W czasie, gdy przebywał w Davos urząd statystyczny ogłosił, że za kwartał do końca grudnia, brytyjski PKB był 0,5 ptk. proc. pod kreską. Wynik ten wygląda źle na tle gospodarki niemieckiej, która w ub. r. miała najwyższy wzrost od zjednoczenia, nie mówiąc o chińskiej. Nawet biorąc poprawkę na zimę, gospodarka brytyjska była na granicy oddzielającej wzrost od spadku i zwalnia z kwartału na kwartał.
Dane zaniepokoiły ekonomistów przewidujących wzrost w przedziale 0,2-0,6 proc. Tym bardziej, że nie uwzględniają nowej stawki VAT-u, która weszła w życie od stycznia, dużych grupowych zwolnień w administracji, zaplanowanych w najbliższych miesiącach, cięć niektórych świadczeń i zmian podatkowych. Najważniejsze pytanie dla gospodarki dotyczy tego, czy okaże się na tyle prężna, by wchłonąć cięcia i nie ześlizgnie się na powrót w recesję. Przed zbyt głębokimi i zbyt szybkimi cięciami wydatków rządowych w czasie, gdy gospodarka wciąż nie stanęła na nogi ostrzegał konserwatystów poprzedni premier Gordon Brown. Rzecznik Partii Pracy ds. finansów Ed Balls zauważa, że politycznego celu, jakim jest redukcja deficytu finansów publicznych nie da się osiągnąć w warunkach gospodarczego spadku. Ustępujący prezes organizacji pracodawców CBI Nick Lambert sądzi, że rząd ma plan cięć, ale nie ma strategii wzrostu.
W roli Kasandry wystąpił prezes Banku Anglii Mervyn King. Jego zdaniem płace realne w 2011 r. będą na poziomie z 2005r., a koszty życia wzrosną. Wyraził obawy przed wzrostem inflacji do 5 proc. wobec 3,7 proc. w grudniu. Bojowy lider związku zawodowego RMT zrzeszającego m. in. pracowników kolei i transportowców Bob Crow zapowiedział protesty i eskalację żądań płacowych. Sekretarz generalny innego związku GMT Paul Kenny wskazał na rosnącą radykalizację związkowców. W odpowiedzi Osborne nazwał związki zawodowe „siłami stagnacji”: „W pobudzaniu wzrostu, usuwaniu barier hamujących rozwój biznesu i zwalczaniu sił stagnacji będziemy równie śmiali, jak w zwalczaniu deficytu” – zaznaczył. Rządowy plan przewiduje zmniejszenie wydatków o 81 mld funtów do 2015 r. i zwiększenie przychodu z podatków w tym okresie o 20 mld funtów.
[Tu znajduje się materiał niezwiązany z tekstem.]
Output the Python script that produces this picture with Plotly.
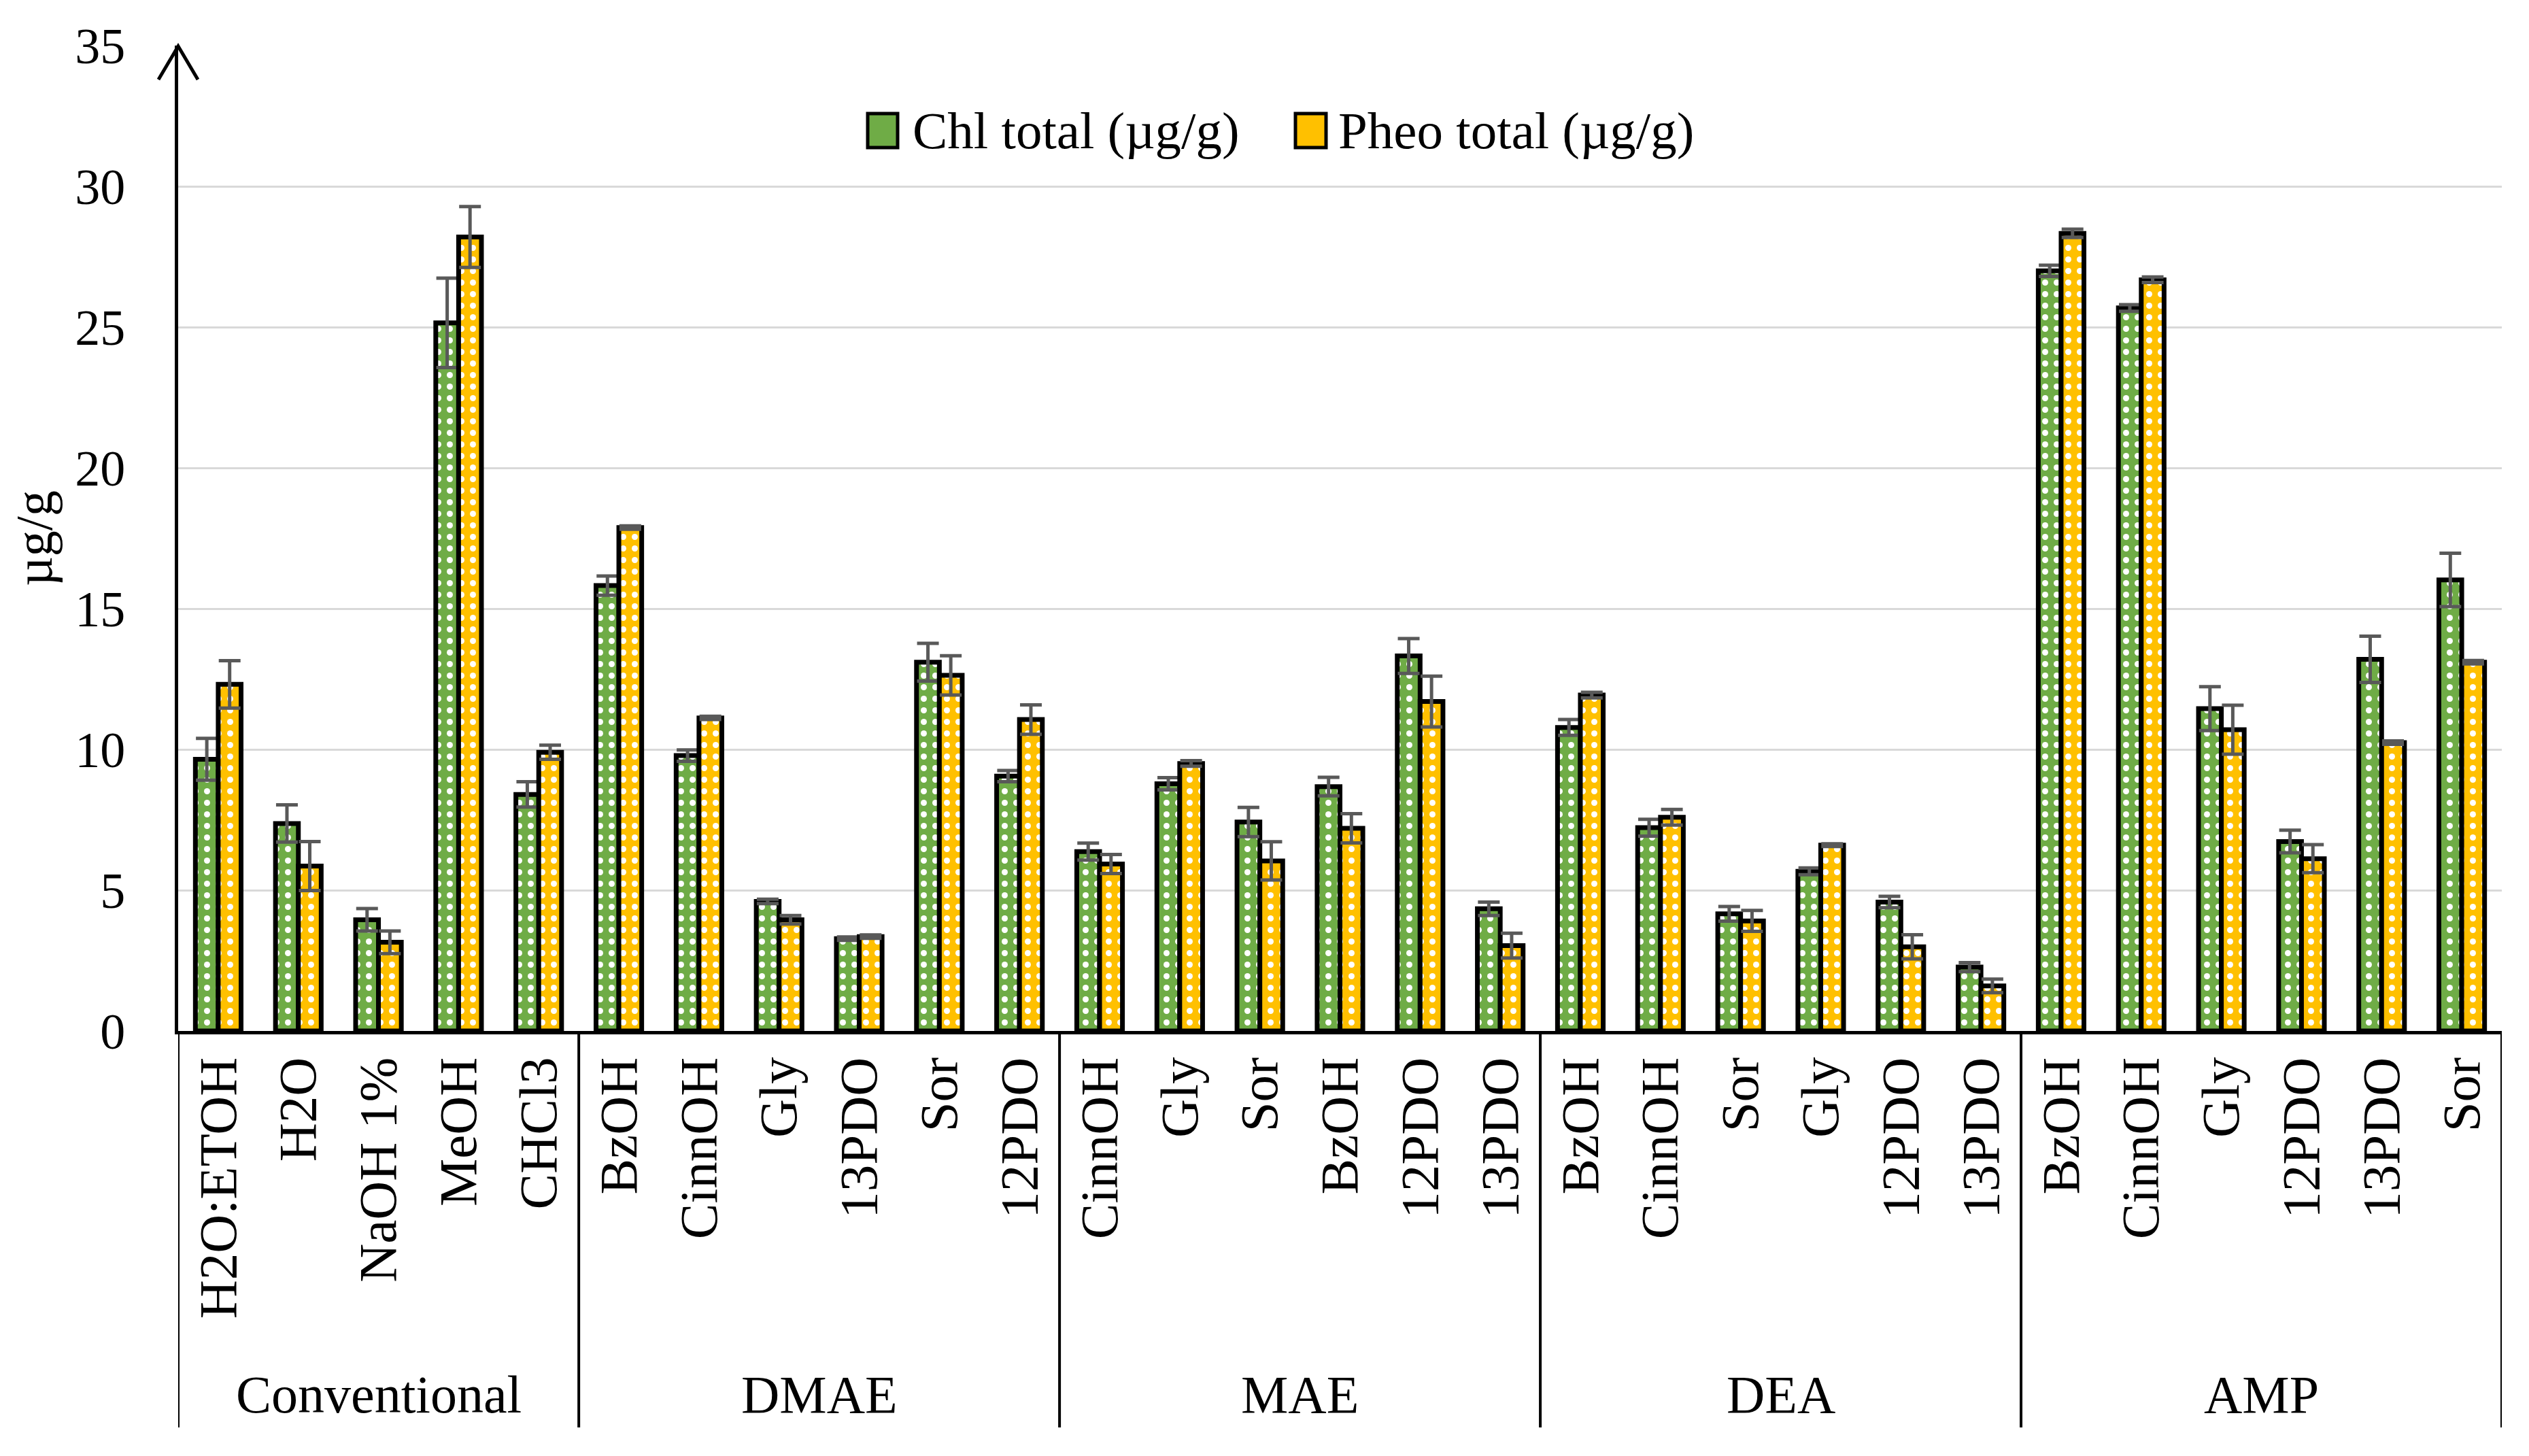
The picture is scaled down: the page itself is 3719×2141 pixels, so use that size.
import plotly.graph_objects as go

# ---------------- data ----------------
groups = ["Conventional", "DMAE", "MAE", "DEA", "AMP"]
group_sizes = [5, 6, 6, 6, 6]
categories = [
    "H2O:ETOH", "H2O", "NaOH 1%", "MeOH", "CHCl3",
    "BzOH", "CinnOH", "Gly", "13PDO", "Sor", "12PDO",
    "CinnOH", "Gly", "Sor", "BzOH", "12PDO", "13PDO",
    "BzOH", "CinnOH", "Sor", "Gly", "12PDO", "13PDO",
    "BzOH", "CinnOH", "Gly", "12PDO", "13PDO", "Sor",
]
chl = [9.65, 7.37, 3.95, 25.15, 8.4,
       15.82, 9.78, 4.6, 3.28, 13.1, 9.05,
       6.37, 8.78, 7.42, 8.68, 13.32, 4.34,
       10.78, 7.22, 4.16, 5.67, 4.58, 2.27,
       27.0, 25.68, 11.45, 6.73, 13.2, 16.02]
chl_err = [0.74, 0.66, 0.4, 1.59, 0.45,
           0.34, 0.2, 0.08, 0.06, 0.67, 0.2,
           0.3, 0.22, 0.52, 0.33, 0.62, 0.24,
           0.28, 0.3, 0.26, 0.12, 0.2, 0.16,
           0.2, 0.12, 0.78, 0.4, 0.82, 0.95]
pheo = [12.31, 5.86, 3.15, 28.2, 9.9,
        17.88, 11.12, 3.95, 3.35, 12.63, 11.06,
        5.93, 9.5, 6.04, 7.2, 11.7, 3.03,
        11.93, 7.59, 3.91, 6.6, 2.99, 1.6,
        28.33, 26.68, 10.7, 6.12, 10.24, 13.1]
pheo_err = [0.84, 0.87, 0.4, 1.08, 0.25,
            0.06, 0.06, 0.15, 0.06, 0.7, 0.52,
            0.34, 0.1, 0.68, 0.52, 0.9, 0.44,
            0.1, 0.28, 0.37, 0.05, 0.43, 0.24,
            0.15, 0.1, 0.87, 0.5, 0.06, 0.06]
y_ticks = [0, 5, 10, 15, 20, 25, 30, 35]
series_names = ["Chl total (µg/g)", "Pheo total (µg/g)"]

# ---------------- styling ----------------
OFF = 8                      # page body margin
W, H = 3719 - 2 * OFF, 2141 - 2 * OFF
L = 262 - OFF
T = 67 - OFF
R = W - (3679 - OFF)
B = H - (1516 - OFF)
PW, PH = W - L - R, H - T - B
FONT = "Liberation Serif, Times New Roman, serif"
GREEN = "#6FAC46"
YELLOW = "#FFC000"
ERRC = "#595959"


def px_x(p):
    # screen pixel -> paper x
    return (p - OFF - L) / PW


def px_y(p):
    # screen pixel -> paper y
    return (H - B - (p - OFF)) / PH


xpos = list(range(len(categories)))

fig = go.Figure()
for vals, errs, col, name in [(chl, chl_err, GREEN, series_names[0]),
                              (pheo, pheo_err, YELLOW, series_names[1])]:
    fig.add_trace(go.Bar(
        x=xpos, y=vals, name=name, showlegend=False,
        marker=dict(color=col, line=dict(color="black", width=7),
                    pattern=dict(shape=".", fgcolor="white", bgcolor=col,
                                 size=17, solidity=0.22, fillmode="replace")),
        error_y=dict(type="data", array=errs, visible=True, color=ERRC,
                     thickness=5, width=16),
    ))

shapes = []
# group dividers below the axis
bounds = [-0.5]
for s in group_sizes:
    bounds.append(bounds[-1] + s)
for b in bounds:
    shapes.append(dict(type="line", xref="x", yref="paper", x0=b, x1=b,
                       y0=0, y1=px_y(2099), line=dict(color="black", width=4)))
# arrow head on y axis
shapes.append(dict(type="path", xref="paper", yref="paper",
                   path=f"M {px_x(233)},{px_y(117)} L 0,{px_y(68)} L {px_x(291)},{px_y(117)}",
                   line=dict(color="black", width=5)))

annotations = []
start = 0
for g, s in zip(groups, group_sizes):
    annotations.append(dict(x=start + (s - 1) / 2, xref="x", y=px_y(2050), yref="paper",
                            text=g, showarrow=False, xanchor="center", yanchor="middle",
                            font=dict(family=FONT, size=78, color="black")))
    start += s

# manual legend
leg = [(1276, 1320, GREEN, series_names[0], 1340),
       (1905, 1950, YELLOW, series_names[1], 1966)]
for x0, x1, col, name, tx in leg:
    shapes.append(dict(type="rect", xref="paper", yref="paper",
                       x0=px_x(x0), x1=px_x(x1), y0=px_y(217), y1=px_y(167),
                       fillcolor=col, line=dict(color="black", width=5)))
    annotations.append(dict(x=px_x(tx), y=px_y(192), xref="paper", yref="paper",
                            text=name, showarrow=False, xanchor="left", yanchor="middle",
                            font=dict(family=FONT, size=77, color="black")))

fig.update_layout(
    width=W, height=H,
    margin=dict(l=L, r=R, t=T, b=B, pad=0),
    paper_bgcolor="white", plot_bgcolor="white",
    barmode="group", bargap=0.43, bargroupgap=0,
    font=dict(family=FONT, color="black"),
    shapes=shapes, annotations=annotations,
    xaxis=dict(range=[-0.5, len(categories) - 0.5], tickmode="array",
               tickvals=xpos, ticktext=categories, tickangle=-90,
               tickfont=dict(family=FONT, size=79, color="black"),
               showline=True, linecolor="black", linewidth=5,
               showgrid=False, ticks="", zeroline=False,
               ticklabelstandoff=2),
    yaxis=dict(range=[0, 35], tickmode="array", tickvals=y_ticks,
               tickfont=dict(family=FONT, size=74, color="black"),
               showgrid=True, gridcolor="#D9D9D9", gridwidth=3,
               showline=True, linecolor="black", linewidth=5,
               ticks="", zeroline=False, ticklabelstandoff=58,
               title=dict(text="µg/g", font=dict(family=FONT, size=76, color="black"),
                          standoff=34)),
)

fig.write_html("out.html")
Krytyka ze strony Partii Pracy i związków zawodowych nie odbiła się równie dużym echem, jak wiadomość o zamknięciu zakładów badawczych Pfizera w Sandwich w Kencie ze stratą 2,4 tys. miejsc pracy. Są to miejsca pracy wymagające wysokich kwalifikacji, w sektorze prywatnym mającym być kołem zamachowym ożywienia. Wrażenie na opinii zrobiła też wiadomość o tym, że na 200 tys. nowych miejsc pracy utworzonych w 2010 r. tylko 3 proc. stanowiły prace w pełnym wymiarze godzin. Prognoza bezrobocia ośrodka badawczego NIESR zakłada, że liczba bezrobotnych w 2011 r. wzrośnie do 2,8 mln (8,8 proc. ogółu zatrudnionych), co oznacza, że będzie najwyższa od 17 lat. Bez pracy jest co piąty absolwent uniwersytetu.
W opinii Paula Masona z BBC gospodarka brytyjska jest w trzeciej fazie kryzysu zapoczątkowanego załamaniem w bankowości. Pierwszy etap zakończył się wpompowaniem w banki pieniędzy podatnika.
Przełożyło się to na kryzys finansów publicznych będący drugą fazą, co wymusiło cięcia wydatków. W obecnej trzeciej fazie kryzys finansów publicznych rozszerza się na konflikty społeczne, a nawet pokoleniowe. Rachunek za kryzys przerzucany jest na młodzież kosztem ich poziomu życia i zawodowych perspektyw. Na razie rząd ma dobre powody tłumaczące, dlaczego jest nie tak, jak być powinno: scheda pozostawiona przez poprzedni rząd i mroźna pogoda.